A Minnesota man alleged Tuesday that his Catholic bishop blackmailed him, threatening to block his path to becoming a deacon and harm his son's priesthood career if he told anyone about being abused by a beloved priest decades earlier.
Ronald Vasek filed a lawsuit Monday against Bishop Michael Hoeppner and the Diocese of Crookston in northwestern Minnesota. His attorney, Jeff Anderson, said it's the first time a U.S. bishop has been sued individually for coercion.
Vasek said the 2010 threat kept him quiet for years until he was called to a meeting with Hoeppner this past March and told his pastor no longer supported his ordination. To Vasek, the reasons given made no sense, so he decided to end his silence.
His voice choked with emotion during a news conference announcing the lawsuit, Vasek said he finally told his wife, Patty, and a trusted priest, the Rev. Robert Schreiner. He said his deep faith required him to come forward.
"If I'm not ordained a deacon, at least I can be a servant to those who have been abused, in some way," Vasek said.
Vasek, 62, of Tabor, alleges that Monsignor Roger Grundhaus sexually abused him when he was 16 during a trip to Ohio.Hoeppner has been bishop of Crookston since 2007. The diocese issued a statement saying he "categorically denies that he in any way forced, coerced or encouraged" Vasek not to report his allegations, and that Vasek's allegations against Grundhaus were reported to law enforcement in 2011.
Grundhaus, a retired former vicar general of the diocese, told The Associated Press he had been told he couldn't talk about the lawsuit. He said he has been serving as chaplain to the nuns at Mount St. Benedict Monastery in Crookston. He said he has been suspended from public ministry until this matter is resolved.
The lawsuit, filed in Polk County District Court, says Vasek was exploring whether to become a deacon in 2010 when he told Hoeppner that Grundhaus had abused him. Vasek alleges the bishop advised him not to tell anyone. Vasek entered the program for becoming a deacon the next year. His son, the Rev. Craig Vasek, was ordained a priest in the diocese in 2010 and still works there.

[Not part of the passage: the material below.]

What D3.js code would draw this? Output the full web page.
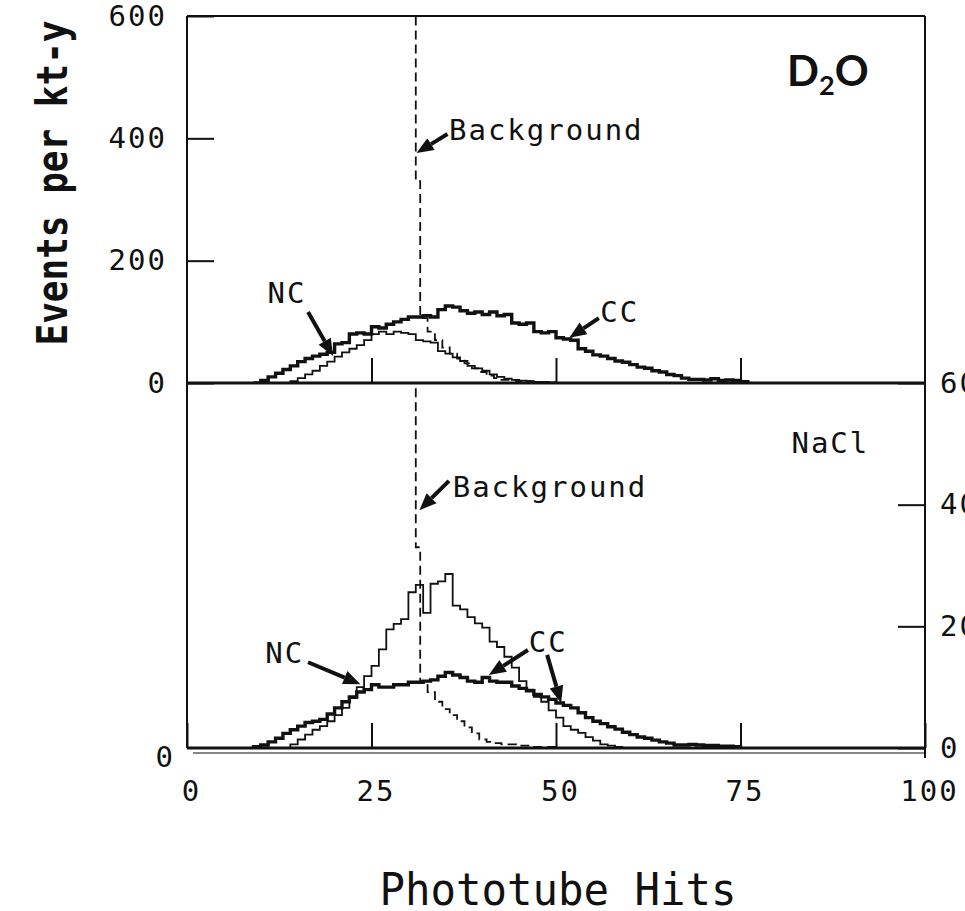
<!DOCTYPE html>
<html>
<head>
<meta charset="utf-8">
<script src="https://cdn.jsdelivr.net/npm/d3@7"></script>
<style>
  body { margin: 0; background: #fff; }
  svg { display: block; }
</style>
</head>
<body>
<script>
// Axis ticks
const hitTicks = [0, 25, 50, 75, 100];
const eventTicks = [0, 200, 400, 600];

// D2O panel: one value per phototube-hit bin, starting at the given hit
const ccTopStart = 9;
const ccTop = [0, 4, 10, 16, 22, 28, 35, 40, 44, 47, 50, 64, 66, 80, 82, 80, 92, 90, 96, 100,
  104, 108, 108, 110, 108, 120, 126, 124, 118, 114, 116, 112, 116, 110, 112, 98, 96, 98, 84, 82,
  84, 74, 72, 70, 56, 52, 46, 44, 40, 36, 34, 30, 26, 24, 20, 18, 14, 12, 8, 6,
  6, 5, 7, 4, 5, 4, 2];
const ncTopStart = 14;
const ncTop = [3, 8, 14, 20, 28, 35, 43, 50, 56, 62, 70, 80, 84, 80, 84, 82, 80, 70, 68, 66,
  52, 48, 42, 36, 28, 24, 20, 14, 10, 7, 5, 4, 3, 2, 2, 1];

// NaCl panel
const ccBotStart = 9;
const ccBot = [2, 5, 10, 16, 24, 30, 36, 42, 44, 47, 56, 66, 76, 84, 92, 96, 104, 100, 100, 104,
  104, 108, 108, 110, 112, 118, 124, 120, 116, 110, 108, 116, 110, 108, 108, 102, 98, 94, 88, 84,
  80, 74, 70, 66, 58, 50, 44, 40, 35, 31, 26, 22, 18, 16, 13, 10, 8, 5, 5, 6,
  5, 4, 4, 3, 3, 2];
const ncBotStart = 14;
const ncBot = [6, 14, 22, 30, 36, 44, 54, 66, 82, 100, 118, 135, 162, 195, 204, 212, 256, 268, 222, 270,
  274, 286, 234, 228, 215, 205, 198, 175, 166, 150, 132, 110, 96, 84, 76, 62, 50, 36, 30, 25,
  18, 12, 6, 4, 2];

// Background (dashed): bin left edges and values, off-scale below 31 hits
const bgHits = [20, 31, 31.6, 32.6, 33.6, 34.6, 35.6, 36.6, 37.6, 38.6, 39.6, 40.6, 41.6, 42.6, 44.6, 46.6];
const bgEnd = 50;
const bgTop = [2000, 330, 106, 84, 70, 58, 48, 40, 32, 24, 18, 12, 8, 5, 3, 1];
const bgBot = [2000, 330, 110, 92, 76, 64, 54, 44, 34, 24, 14, 10, 8, 6, 4, 2];

const mono = "'DejaVu Sans Mono', monospace";
const W = 965, H = 911;

const svg = d3.select("body").append("svg")
  .attr("width", W).attr("height", H);

// scales
const x = d3.scaleLinear().domain([0, 100]).range([187, 925]);
const yTop = d3.scaleLinear().domain([0, 600]).range([383, 16]);
const yBot = d3.scaleLinear().domain([0, 600]).range([748, 383]);

// clip paths for the panels
const defs = svg.append("defs");
defs.append("clipPath").attr("id", "clipTop").append("rect")
  .attr("x", x(0)).attr("y", yTop(600)).attr("width", x(100) - x(0)).attr("height", yTop(0) - yTop(600));
defs.append("clipPath").attr("id", "clipBot").append("rect")
  .attr("x", x(0)).attr("y", yBot(600)).attr("width", x(100) - x(0)).attr("height", yBot(0) - yBot(600));

function binPoints(start, vals) {
  const pts = [[start, 0]];
  vals.forEach((v, i) => pts.push([start + i, v]));
  pts.push([start + vals.length, 0]);
  return pts;
}
function edgePoints(edges, vals, end) {
  const pts = edges.map((e, i) => [e, vals[i]]);
  pts.push([end, 0]);
  return pts;
}

function drawPanel(y, clipId, cc, ccStart, nc, ncStart, bg) {
  const line = d3.line().x(d => x(d[0])).y(d => y(d[1])).curve(d3.curveStepAfter);
  const g = svg.append("g").attr("clip-path", `url(#${clipId})`);
  g.append("path").attr("d", line(edgePoints(bgHits, bg, bgEnd)))
    .attr("fill", "none").attr("stroke", "#111").attr("stroke-width", 1.8)
    .attr("stroke-dasharray", "9,5");
  g.append("path").attr("d", line(binPoints(ncStart, nc)))
    .attr("fill", "none").attr("stroke", "#111").attr("stroke-width", 1.8);
  g.append("path").attr("d", line(binPoints(ccStart, cc)))
    .attr("fill", "none").attr("stroke", "#111").attr("stroke-width", 3.4);
}

drawPanel(yTop, "clipTop", ccTop, ccTopStart, ncTop, ncTopStart, bgTop);
drawPanel(yBot, "clipBot", ccBot, ccBotStart, ncBot, ncBotStart, bgBot);

function styleAxis(g, size) {
  g.selectAll("text").attr("font-family", mono).attr("font-size", size)
    .attr("letter-spacing", 2).attr("fill", "#111");
  g.selectAll("line").attr("stroke", "#111").attr("stroke-width", 2);
  g.select(".domain").remove();
}

// top panel: left axis with inward ticks
svg.append("g").attr("transform", `translate(${x(0)},0)`)
  .call(d3.axisLeft(yTop).tickValues(eventTicks).tickSize(-27).tickPadding(20))
  .call(g => styleAxis(g, 29));

// bottom panel: right axis with inward ticks (labels run off the page, as in the scan)
svg.append("g").attr("transform", `translate(${x(100)},0)`)
  .call(d3.axisRight(yBot).tickValues(eventTicks).tickSize(-27).tickPadding(15))
  .call(g => styleAxis(g, 29));

// lone zero at bottom left
svg.append("g").attr("transform", `translate(${x(0)},9)`)
  .call(d3.axisLeft(yBot).tickValues([0]).tickSize(0).tickPadding(12))
  .call(g => styleAxis(g, 29));

// x ticks on both panels
svg.append("g").attr("transform", `translate(0,${yTop(0)})`)
  .call(d3.axisBottom(x).tickValues([25, 50, 75]).tickSize(-25).tickFormat(""))
  .call(g => styleAxis(g, 29));
svg.append("g").attr("transform", `translate(0,${yBot(0)})`)
  .call(d3.axisBottom(x).tickValues(hitTicks).tickSize(-25).tickPadding(32))
  .call(g => styleAxis(g, 29))
  .call(g => g.selectAll("text").attr("dx", 4));

// frame
const frame = svg.append("g").attr("stroke", "#111").attr("fill", "none");
frame.append("line").attr("x1", x(0)).attr("x2", x(100)).attr("y1", yTop(600)).attr("y2", yTop(600)).attr("stroke-width", 2);
frame.append("line").attr("x1", x(0)).attr("x2", x(0)).attr("y1", yTop(600)).attr("y2", yBot(0)).attr("stroke-width", 2);
frame.append("line").attr("x1", x(100)).attr("x2", x(100)).attr("y1", yTop(600)).attr("y2", yBot(0) + 10).attr("stroke-width", 2);
frame.append("line").attr("x1", x(0)).attr("x2", x(100)).attr("y1", yTop(0)).attr("y2", yTop(0)).attr("stroke-width", 3);
frame.append("line").attr("x1", x(0)).attr("x2", x(100)).attr("y1", yBot(0)).attr("y2", yBot(0)).attr("stroke-width", 3);
frame.append("line").attr("x1", x(0) + 6).attr("x2", x(100)).attr("y1", yBot(0) + 5).attr("y2", yBot(0) + 5).attr("stroke-width", 1.2);

// annotations: label text, label position, arrows (tail -> tip) in data units
const labelsTop = [
  { text: "Background", h: 35.5, v: 398 },
  { text: "NC", h: 10.9, v: 131 },
  { text: "CC", h: 56.0, v: 100 }
];
const arrowsTop = [
  { from: [35.3, 407], to: [31.1, 376] },
  { from: [16.4, 116], to: [19.8, 44] },
  { from: [55.8, 106], to: [51.8, 74] }
];
const labelsBot = [
  { text: "Background", h: 36.0, v: 413 },
  { text: "NaCl", h: 81.9, v: 485 },
  { text: "NC", h: 10.6, v: 140 },
  { text: "CC", h: 46.3, v: 158 }
];
const arrowsBot = [
  { from: [35.5, 439], to: [31.5, 391] },
  { from: [16.4, 141], to: [23.5, 105] },
  { from: [46.2, 161], to: [40.9, 120] },
  { from: [48.8, 153], to: [50.7, 74] }
];

function drawNotes(y, labels, arrows) {
  labels.forEach(d => {
    svg.append("text").attr("x", x(d.h)).attr("y", y(d.v))
      .attr("font-family", mono).attr("font-size", 29).attr("letter-spacing", 2)
      .attr("fill", "#111").text(d.text);
  });
  arrows.forEach(a => {
    const x0 = x(a.from[0]), y0 = y(a.from[1]);
    const x1 = x(a.to[0]), y1 = y(a.to[1]);
    const dx = x1 - x0, dy = y1 - y0, len = Math.hypot(dx, dy);
    const ux = dx / len, uy = dy / len;
    const hl = 17, hw = 7;
    const bx = x1 - ux * hl, by = y1 - uy * hl;
    svg.append("line").attr("x1", x0).attr("y1", y0).attr("x2", bx).attr("y2", by)
      .attr("stroke", "#111").attr("stroke-width", 4);
    svg.append("path")
      .attr("d", `M${x1},${y1}L${bx - uy * hw},${by + ux * hw}L${bx + uy * hw},${by - ux * hw}Z`)
      .attr("fill", "#111");
  });
}
drawNotes(yTop, labelsTop, arrowsTop);
drawNotes(yBot, labelsBot, arrowsBot);

// D2O tag
const tag = svg.append("text").attr("x", 787).attr("y", 86)
  .attr("font-family", "Lato, 'Open Sans', sans-serif").attr("font-weight", "bold")
  .attr("font-size", 42).attr("fill", "#111");
tag.append("tspan").text("D");
tag.append("tspan").attr("font-size", 27).attr("dy", 9).text("2");
tag.append("tspan").attr("dy", -9).text("O");

// axis titles
svg.append("text")
  .attr("transform", "translate(67,183) rotate(-90)")
  .attr("text-anchor", "middle")
  .attr("font-family", mono).attr("font-weight", "bold").attr("font-size", 42)
  .attr("textLength", 325).attr("lengthAdjust", "spacingAndGlyphs")
  .attr("fill", "#111")
  .text("Events per kt-y");

svg.append("text")
  .attr("x", 558).attr("y", 905)
  .attr("text-anchor", "middle")
  .attr("font-family", mono).attr("font-size", 44)
  .attr("textLength", 357).attr("lengthAdjust", "spacingAndGlyphs")
  .attr("fill", "#111")
  .text("Phototube Hits");
</script>
</body>
</html>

Ronald Vasek alleged that the bishop summoned him to a meeting in October 2015 and handed him a letter that essentially retracted his accusations against Grundhaus and said the abuse never happened.
Vasek told reporters: "He said, 'If news of this scandal ever came out against Grundhaus, how could I ever ordain you?' He said, 'Where would I put you? Who would take you?' And he proceeded to say, 'It would be very difficult for your son, who's a priest of the diocese too.' I knew at that moment that he was blackmailing me ..."
"I signed that letter to protect my son, because I know how evil a man the bishop could be if he wanted to be," he said.
The complaint says Hoeppner "indicated that he would keep the letter in his vault in case he ever needed it."
Anderson said Grundhaus did not appear on the diocese's list of all accused priests, which was released to his firm under court order in 2015.
The lawsuit also says the bishop's alleged coercion prevented Vasek from filing a claim by last year's deadline for victims of past sexual abuse under a Minnesota law that carved out a three-year exception to the statute of limitations.
The lawsuit seeks unspecified damages in excess of $50,000, full disclosures and better protections for children and the public.
The Catholic church in Minnesota has been rocked by a broader sexual abuse scandal facing the church. The Archdiocese of St. Paul and Minneapolis, and the dioceses of Duluth and New Ulm filed for bankruptcy amid a growing number of abuse claims. Twin Cities Archbishop John Nienstedt resigned in 2015 after prosecutors filed criminal charges against the archdiocese for failing to protect children from an abusive priest.